Tuesday, February 26, 2008

The Nechung Oracle

Entrance to the temple of the Nechung Oracle of Tibet

We got up at 5:30 and returned to the oracle's monastery. Monks served us little bowls of basmati rice mixed with raisins and cashews, and they also served us Tibetan yak butter tea. The rice was delicious and I had no trouble eating it with my hands, but the tea tasted like hot melted butter. I'd read about it many times, and it is indeed as gross as I anticipated.

We approached the open front doors of the temple room where the Oracle holds his strange ceremony. I could see a row of monks playing instruments and wearing those big crescent-shaped yellow hats, and beyond them the Oracle sat on a throne.
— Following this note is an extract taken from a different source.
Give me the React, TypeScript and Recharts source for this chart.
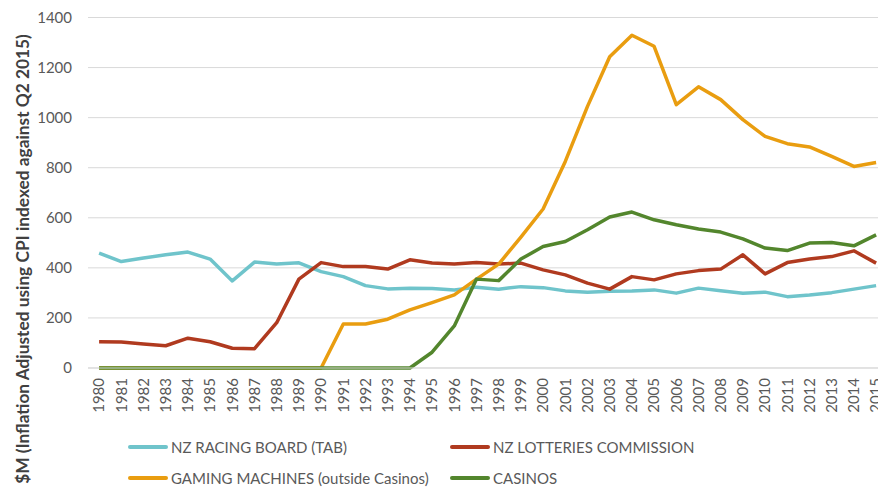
import { LineChart, Line, XAxis, YAxis, CartesianGrid, Legend } from "recharts"

const years = [
  "1980", "1981", "1982", "1983", "1984", "1985", "1986", "1987", "1988", "1989",
  "1990", "1991", "1992", "1993", "1994", "1995", "1996", "1997", "1998", "1999",
  "2000", "2001", "2002", "2003", "2004", "2005", "2006", "2007", "2008", "2009",
  "2010", "2011", "2012", "2013", "2014", "2015",
]

const racingBoard = [
  459, 425, 439, 452, 463, 435, 348, 423, 415, 420,
  385, 365, 329, 316, 319, 318, 312, 323, 315, 325,
  321, 308, 303, 307, 308, 312, 299, 319, 309, 299,
  303, 285, 292, 301, 315, 329,
]

const lotteries = [
  105, 104, 96, 89, 119, 105, 79, 77, 181, 355,
  421, 405, 405, 395, 432, 419, 415, 421, 415, 419,
  392, 372, 339, 315, 365, 352, 376, 389, 395, 452,
  376, 421, 435, 445, 468, 419,
]

const gamingMachines = [
  0, 0, 0, 0, 0, 0, 0, 0, 0, 0,
  0, 176, 176, 195, 232, 261, 292, 355, 415, 523,
  635, 825, 1045, 1243, 1329, 1285, 1052, 1123, 1072, 992,
  925, 896, 883, 845, 805, 821,
]

const casinos = [
  0, 0, 0, 0, 0, 0, 0, 0, 0, 0,
  0, 0, 0, 0, 0, 63, 168, 355, 349, 435,
  485, 505, 552, 603, 623, 592, 572, 555, 543, 516,
  479, 469, 499, 501, 488, 532,
]

const yTicks = [0, 200, 400, 600, 800, 1000, 1200, 1400]

const seriesList = [
  { key: "tab", name: "NZ RACING BOARD (TAB)", color: "#6fc4cb", values: racingBoard },
  { key: "lotto", name: "NZ LOTTERIES COMMISSION", color: "#b03a1f", values: lotteries },
  { key: "gaming", name: "GAMING MACHINES (outside Casinos)", color: "#e99d10", values: gamingMachines },
  { key: "casinos", name: "CASINOS", color: "#53862d", values: casinos },
]

const data = years.map((year, i) => {
  const row: Record<string, string | number> = { year }
  seriesList.forEach((s) => {
    row[s.key] = s.values[i]
  })
  return row
})

const FONT = "Lato, 'Open Sans', sans-serif"
const TEXT = "#595959"

const YearTick = (props: any) => {
  const { x, y, payload } = props
  return (
    <text
      x={x}
      y={y}
      transform={`rotate(-90, ${x}, ${y})`}
      textAnchor="end"
      dy="0.35em"
      fontSize={15}
      fontFamily={FONT}
      fill={TEXT}
    >
      {payload.value}
    </text>
  )
}

const legendSpots = [
  { left: 128, top: 0 },
  { left: 450, top: 0 },
  { left: 128, top: 31 },
  { left: 450, top: 31 },
]

const ChartLegend = () => (
  <div style={{ position: "relative", width: 700, height: 60 }}>
    {seriesList.map((s, i) => (
      <div
        key={s.key}
        style={{
          position: "absolute",
          left: legendSpots[i].left,
          top: legendSpots[i].top,
          display: "flex",
          alignItems: "center",
          height: 20,
          whiteSpace: "nowrap",
        }}
      >
        <span style={{ display: "inline-block", width: 40, height: 4, background: s.color, borderRadius: 2 }} />
        <span style={{ marginLeft: 3, fontFamily: FONT, fontSize: 15, color: TEXT }}>{s.name}</span>
      </div>
    ))}
  </div>
)

const App = () => {
  return (
    <div
      style={{
        position: "absolute",
        left: 0,
        top: 0,
        width: 878,
        height: 504,
        overflow: "hidden",
        background: "#fff",
      }}
    >
      <LineChart
        width={900}
        height={504}
        data={data}
        margin={{ top: 17.5, right: 12.8, left: 0, bottom: 86 }}
      >
        <CartesianGrid vertical={false} stroke="#d9d9d9" strokeWidth={1} />
        <XAxis
          dataKey="year"
          interval={0}
          height={50}
          padding={{ left: 11.1, right: 11.1 }}
          axisLine={{ stroke: "#d9d9d9" }}
          tickLine={false}
          tickMargin={4}
          tick={<YearTick />}
        />
        <YAxis
          width={88}
          domain={[0, 1400]}
          ticks={yTicks}
          axisLine={false}
          tickLine={false}
          tickMargin={10}
          tick={{ fontSize: 15, fontFamily: FONT, fill: TEXT }}
          label={{
            content: () => (
              <text
                x={23}
                y={259}
                transform="rotate(-90, 23, 259)"
                textAnchor="middle"
                dy="0.35em"
                fontSize={17.3}
                fontWeight="bold"
                fontFamily={FONT}
                fill="#404040"
              >
                $M (Inflation Adjusted using CPI indexed against Q2 2015)
              </text>
            ),
          }}
        />
        <Legend
          layout="horizontal"
          verticalAlign="middle"
          align="center"
          wrapperStyle={{ left: 0, top: 437, width: 700, height: 60 }}
          content={<ChartLegend />}
        />
        {seriesList.map((s) => (
          <Line
            key={s.key}
            type="linear"
            dataKey={s.key}
            name={s.name}
            stroke={s.color}
            strokeWidth={3.5}
            strokeLinejoin="round"
            dot={false}
            activeDot={false}
            isAnimationActive={false}
          />
        ))}
      </LineChart>
    </div>
  )
}

export default App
Monks placed the enormous metal and brocade helmet onto his head. We waited. The Oracle got up, turned around so that he was facing the throne, then turned back around, thrashed around, and sat back down, where he continued to thrash around.

Monks in ceremonial hats

Monks quickly ushered the crowd of both Tibetans and foreigners into the temple, so we went in and formed a line. The pushy monks pressed us up further and further, and as I approached the Oracle's throne, a monk told me to bow, and probably the same monk told me to hold out my hands. I thought we were supposed to press our hands together, but I held out my hands in front of the mildly thrashing and hissing Oracle with the enormous headdress--I didn't have time to get a look at his face--and he threw bright orange dry rice into my hands, and a monk shoved me along. I followed the crowd while I held my hands out carefully carrying the rice, and I was really uncomfortable because somehow in the process of the monk shoving me forward, some of my hair had caught in the strap of my bag, so I was slouching slightly while my hands were preoccupied with the rice, which I expected we had to throw at a shrine.
I followed the crowd through an outside door, and an attractive monk to my left said, "You put the rice in your pocket for good luck," and smiled charmingly. Suddenly I was calm and relieved, after all the intensity and weirdness of that experience. I put the rice in my coat pocket, and later I put some of it in the Tibetan amulet that I've been wearing with my homemade Tibetan clothes.
As the White Queen said, I can believe as many as six impossible things before breakfast. Like the pilgrimage last year, this trip involves experiencing impossible things before breakfast.